→ What you need to do
Below is a listing; write it out exactly and drop any images from it.

→ Dataset section
------

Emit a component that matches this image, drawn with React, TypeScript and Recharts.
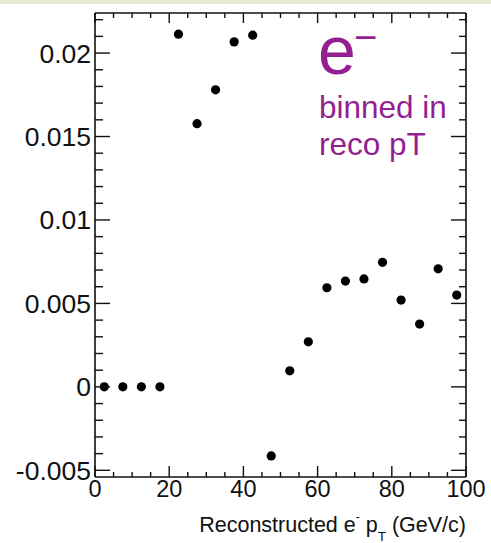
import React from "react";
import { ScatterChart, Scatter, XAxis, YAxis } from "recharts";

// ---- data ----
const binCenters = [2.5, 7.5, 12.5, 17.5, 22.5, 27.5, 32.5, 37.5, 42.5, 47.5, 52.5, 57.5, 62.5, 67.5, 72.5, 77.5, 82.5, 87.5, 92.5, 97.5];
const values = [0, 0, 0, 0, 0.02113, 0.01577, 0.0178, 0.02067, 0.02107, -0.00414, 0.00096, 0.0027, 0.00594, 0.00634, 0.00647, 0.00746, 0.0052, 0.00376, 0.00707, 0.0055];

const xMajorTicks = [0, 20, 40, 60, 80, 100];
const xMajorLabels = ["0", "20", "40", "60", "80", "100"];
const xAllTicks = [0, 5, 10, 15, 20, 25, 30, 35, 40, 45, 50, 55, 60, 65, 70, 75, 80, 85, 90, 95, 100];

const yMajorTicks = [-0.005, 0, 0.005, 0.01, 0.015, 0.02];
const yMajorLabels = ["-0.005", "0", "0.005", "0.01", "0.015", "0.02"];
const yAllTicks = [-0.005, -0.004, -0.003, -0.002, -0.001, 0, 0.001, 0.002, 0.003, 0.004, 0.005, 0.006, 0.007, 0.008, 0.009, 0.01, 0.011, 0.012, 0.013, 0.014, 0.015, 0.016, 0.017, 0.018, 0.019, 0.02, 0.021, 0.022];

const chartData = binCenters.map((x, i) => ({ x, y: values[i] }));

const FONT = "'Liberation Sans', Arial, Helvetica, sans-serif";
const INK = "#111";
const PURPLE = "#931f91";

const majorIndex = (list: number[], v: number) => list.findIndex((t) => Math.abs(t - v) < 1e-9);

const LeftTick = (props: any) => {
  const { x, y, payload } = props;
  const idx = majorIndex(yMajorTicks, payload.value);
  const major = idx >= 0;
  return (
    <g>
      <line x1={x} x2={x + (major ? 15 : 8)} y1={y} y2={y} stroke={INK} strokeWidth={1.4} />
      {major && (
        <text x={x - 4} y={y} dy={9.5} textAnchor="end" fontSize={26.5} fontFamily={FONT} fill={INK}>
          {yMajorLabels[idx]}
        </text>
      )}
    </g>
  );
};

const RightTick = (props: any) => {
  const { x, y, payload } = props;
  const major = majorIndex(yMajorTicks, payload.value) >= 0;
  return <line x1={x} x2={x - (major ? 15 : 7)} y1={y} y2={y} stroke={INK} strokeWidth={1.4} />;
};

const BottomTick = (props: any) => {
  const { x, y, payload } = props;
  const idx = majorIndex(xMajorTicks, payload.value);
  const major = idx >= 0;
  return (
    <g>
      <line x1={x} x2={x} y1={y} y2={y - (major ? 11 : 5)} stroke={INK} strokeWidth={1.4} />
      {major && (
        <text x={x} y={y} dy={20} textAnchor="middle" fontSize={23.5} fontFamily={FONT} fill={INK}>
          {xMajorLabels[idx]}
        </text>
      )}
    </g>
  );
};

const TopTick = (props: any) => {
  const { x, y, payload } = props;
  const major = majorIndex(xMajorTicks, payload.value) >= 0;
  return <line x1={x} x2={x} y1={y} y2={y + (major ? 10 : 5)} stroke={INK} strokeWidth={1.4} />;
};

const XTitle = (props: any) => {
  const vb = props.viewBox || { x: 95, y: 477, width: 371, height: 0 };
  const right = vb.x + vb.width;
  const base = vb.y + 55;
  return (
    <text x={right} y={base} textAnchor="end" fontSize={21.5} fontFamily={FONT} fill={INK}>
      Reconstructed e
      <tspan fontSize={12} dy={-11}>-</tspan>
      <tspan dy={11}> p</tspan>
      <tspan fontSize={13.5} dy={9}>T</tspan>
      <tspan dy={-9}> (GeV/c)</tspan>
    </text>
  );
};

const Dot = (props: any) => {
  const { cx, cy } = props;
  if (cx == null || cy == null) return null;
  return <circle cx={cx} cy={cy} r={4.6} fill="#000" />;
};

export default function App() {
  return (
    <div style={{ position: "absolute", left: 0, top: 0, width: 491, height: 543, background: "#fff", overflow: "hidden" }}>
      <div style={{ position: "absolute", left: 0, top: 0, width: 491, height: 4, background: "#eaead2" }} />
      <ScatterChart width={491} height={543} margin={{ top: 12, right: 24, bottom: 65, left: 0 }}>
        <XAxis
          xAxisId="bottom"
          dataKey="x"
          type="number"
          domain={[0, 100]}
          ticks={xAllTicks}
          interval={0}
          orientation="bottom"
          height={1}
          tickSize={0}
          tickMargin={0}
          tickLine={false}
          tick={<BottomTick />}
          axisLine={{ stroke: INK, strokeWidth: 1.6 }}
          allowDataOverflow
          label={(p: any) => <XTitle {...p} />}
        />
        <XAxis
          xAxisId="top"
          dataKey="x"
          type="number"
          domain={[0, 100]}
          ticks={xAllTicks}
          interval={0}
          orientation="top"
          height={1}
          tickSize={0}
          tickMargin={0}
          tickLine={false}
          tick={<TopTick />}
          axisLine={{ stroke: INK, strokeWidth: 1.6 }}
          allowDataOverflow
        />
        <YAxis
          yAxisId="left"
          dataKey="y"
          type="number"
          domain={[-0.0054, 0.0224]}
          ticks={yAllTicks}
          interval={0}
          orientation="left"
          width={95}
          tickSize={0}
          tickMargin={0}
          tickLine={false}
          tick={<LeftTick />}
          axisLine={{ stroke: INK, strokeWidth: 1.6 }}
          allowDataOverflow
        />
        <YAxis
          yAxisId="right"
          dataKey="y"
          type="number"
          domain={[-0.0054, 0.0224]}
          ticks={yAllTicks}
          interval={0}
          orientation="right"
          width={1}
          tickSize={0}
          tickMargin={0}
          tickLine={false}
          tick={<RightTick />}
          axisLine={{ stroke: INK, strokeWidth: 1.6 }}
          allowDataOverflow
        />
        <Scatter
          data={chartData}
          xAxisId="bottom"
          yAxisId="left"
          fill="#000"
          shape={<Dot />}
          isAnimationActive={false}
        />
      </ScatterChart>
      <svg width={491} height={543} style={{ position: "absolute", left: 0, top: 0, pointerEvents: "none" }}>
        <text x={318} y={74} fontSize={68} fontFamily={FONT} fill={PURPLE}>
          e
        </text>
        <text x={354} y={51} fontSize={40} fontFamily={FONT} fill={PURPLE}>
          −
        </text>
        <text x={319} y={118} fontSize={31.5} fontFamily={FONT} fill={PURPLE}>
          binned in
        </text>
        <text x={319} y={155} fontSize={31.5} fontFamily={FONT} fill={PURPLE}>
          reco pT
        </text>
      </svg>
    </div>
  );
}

------

→ Answer
Emit a component that matches this image, drawn with React, TypeScript and Recharts.
import React from "react";
import { ScatterChart, Scatter, XAxis, YAxis } from "recharts";

// ---- data ----
const binCenters = [2.5, 7.5, 12.5, 17.5, 22.5, 27.5, 32.5, 37.5, 42.5, 47.5, 52.5, 57.5, 62.5, 67.5, 72.5, 77.5, 82.5, 87.5, 92.5, 97.5];
const values = [0, 0, 0, 0, 0.02113, 0.01577, 0.0178, 0.02067, 0.02107, -0.00414, 0.00096, 0.0027, 0.00594, 0.00634, 0.00647, 0.00746, 0.0052, 0.00376, 0.00707, 0.0055];

const xMajorTicks = [0, 20, 40, 60, 80, 100];
const xMajorLabels = ["0", "20", "40", "60", "80", "100"];
const xAllTicks = [0, 5, 10, 15, 20, 25, 30, 35, 40, 45, 50, 55, 60, 65, 70, 75, 80, 85, 90, 95, 100];

const yMajorTicks = [-0.005, 0, 0.005, 0.01, 0.015, 0.02];
const yMajorLabels = ["-0.005", "0", "0.005", "0.01", "0.015", "0.02"];
const yAllTicks = [-0.005, -0.004, -0.003, -0.002, -0.001, 0, 0.001, 0.002, 0.003, 0.004, 0.005, 0.006, 0.007, 0.008, 0.009, 0.01, 0.011, 0.012, 0.013, 0.014, 0.015, 0.016, 0.017, 0.018, 0.019, 0.02, 0.021, 0.022];

const chartData = binCenters.map((x, i) => ({ x, y: values[i] }));

const FONT = "'Liberation Sans', Arial, Helvetica, sans-serif";
const INK = "#111";
const PURPLE = "#931f91";

const majorIndex = (list: number[], v: number) => list.findIndex((t) => Math.abs(t - v) < 1e-9);

const LeftTick = (props: any) => {
  const { x, y, payload } = props;
  const idx = majorIndex(yMajorTicks, payload.value);
  const major = idx >= 0;
  return (
    <g>
      <line x1={x} x2={x + (major ? 15 : 8)} y1={y} y2={y} stroke={INK} strokeWidth={1.4} />
      {major && (
        <text x={x - 4} y={y} dy={9.5} textAnchor="end" fontSize={26.5} fontFamily={FONT} fill={INK}>
          {yMajorLabels[idx]}
        </text>
      )}
    </g>
  );
};

const RightTick = (props: any) => {
  const { x, y, payload } = props;
  const major = majorIndex(yMajorTicks, payload.value) >= 0;
  return <line x1={x} x2={x - (major ? 15 : 7)} y1={y} y2={y} stroke={INK} strokeWidth={1.4} />;
};

const BottomTick = (props: any) => {
  const { x, y, payload } = props;
  const idx = majorIndex(xMajorTicks, payload.value);
  const major = idx >= 0;
  return (
    <g>
      <line x1={x} x2={x} y1={y} y2={y - (major ? 11 : 5)} stroke={INK} strokeWidth={1.4} />
      {major && (
        <text x={x} y={y} dy={20} textAnchor="middle" fontSize={23.5} fontFamily={FONT} fill={INK}>
          {xMajorLabels[idx]}
        </text>
      )}
    </g>
  );
};

const TopTick = (props: any) => {
  const { x, y, payload } = props;
  const major = majorIndex(xMajorTicks, payload.value) >= 0;
  return <line x1={x} x2={x} y1={y} y2={y + (major ? 10 : 5)} stroke={INK} strokeWidth={1.4} />;
};

const XTitle = (props: any) => {
  const vb = props.viewBox || { x: 95, y: 477, width: 371, height: 0 };
  const right = vb.x + vb.width;
  const base = vb.y + 55;
  return (
    <text x={right} y={base} textAnchor="end" fontSize={21.5} fontFamily={FONT} fill={INK}>
      Reconstructed e
      <tspan fontSize={12} dy={-11}>-</tspan>
      <tspan dy={11}> p</tspan>
      <tspan fontSize={13.5} dy={9}>T</tspan>
      <tspan dy={-9}> (GeV/c)</tspan>
    </text>
  );
};

const Dot = (props: any) => {
  const { cx, cy } = props;
  if (cx == null || cy == null) return null;
  return <circle cx={cx} cy={cy} r={4.6} fill="#000" />;
};

export default function App() {
  return (
    <div style={{ position: "absolute", left: 0, top: 0, width: 491, height: 543, background: "#fff", overflow: "hidden" }}>
      <div style={{ position: "absolute", left: 0, top: 0, width: 491, height: 4, background: "#eaead2" }} />
      <ScatterChart width={491} height={543} margin={{ top: 12, right: 24, bottom: 65, left: 0 }}>
        <XAxis
          xAxisId="bottom"
          dataKey="x"
          type="number"
          domain={[0, 100]}
          ticks={xAllTicks}
          interval={0}
          orientation="bottom"
          height={1}
          tickSize={0}
          tickMargin={0}
          tickLine={false}
          tick={<BottomTick />}
          axisLine={{ stroke: INK, strokeWidth: 1.6 }}
          allowDataOverflow
          label={(p: any) => <XTitle {...p} />}
        />
        <XAxis
          xAxisId="top"
          dataKey="x"
          type="number"
          domain={[0, 100]}
          ticks={xAllTicks}
          interval={0}
          orientation="top"
          height={1}
          tickSize={0}
          tickMargin={0}
          tickLine={false}
          tick={<TopTick />}
          axisLine={{ stroke: INK, strokeWidth: 1.6 }}
          allowDataOverflow
        />
        <YAxis
          yAxisId="left"
          dataKey="y"
          type="number"
          domain={[-0.0054, 0.0224]}
          ticks={yAllTicks}
          interval={0}
          orientation="left"
          width={95}
          tickSize={0}
          tickMargin={0}
          tickLine={false}
          tick={<LeftTick />}
          axisLine={{ stroke: INK, strokeWidth: 1.6 }}
          allowDataOverflow
        />
        <YAxis
          yAxisId="right"
          dataKey="y"
          type="number"
          domain={[-0.0054, 0.0224]}
          ticks={yAllTicks}
          interval={0}
          orientation="right"
          width={1}
          tickSize={0}
          tickMargin={0}
          tickLine={false}
          tick={<RightTick />}
          axisLine={{ stroke: INK, strokeWidth: 1.6 }}
          allowDataOverflow
        />
        <Scatter
          data={chartData}
          xAxisId="bottom"
          yAxisId="left"
          fill="#000"
          shape={<Dot />}
          isAnimationActive={false}
        />
      </ScatterChart>
      <svg width={491} height={543} style={{ position: "absolute", left: 0, top: 0, pointerEvents: "none" }}>
        <text x={318} y={74} fontSize={68} fontFamily={FONT} fill={PURPLE}>
          e
        </text>
        <text x={354} y={51} fontSize={40} fontFamily={FONT} fill={PURPLE}>
          −
        </text>
        <text x={319} y={118} fontSize={31.5} fontFamily={FONT} fill={PURPLE}>
          binned in
        </text>
        <text x={319} y={155} fontSize={31.5} fontFamily={FONT} fill={PURPLE}>
          reco pT
        </text>
      </svg>
    </div>
  );
}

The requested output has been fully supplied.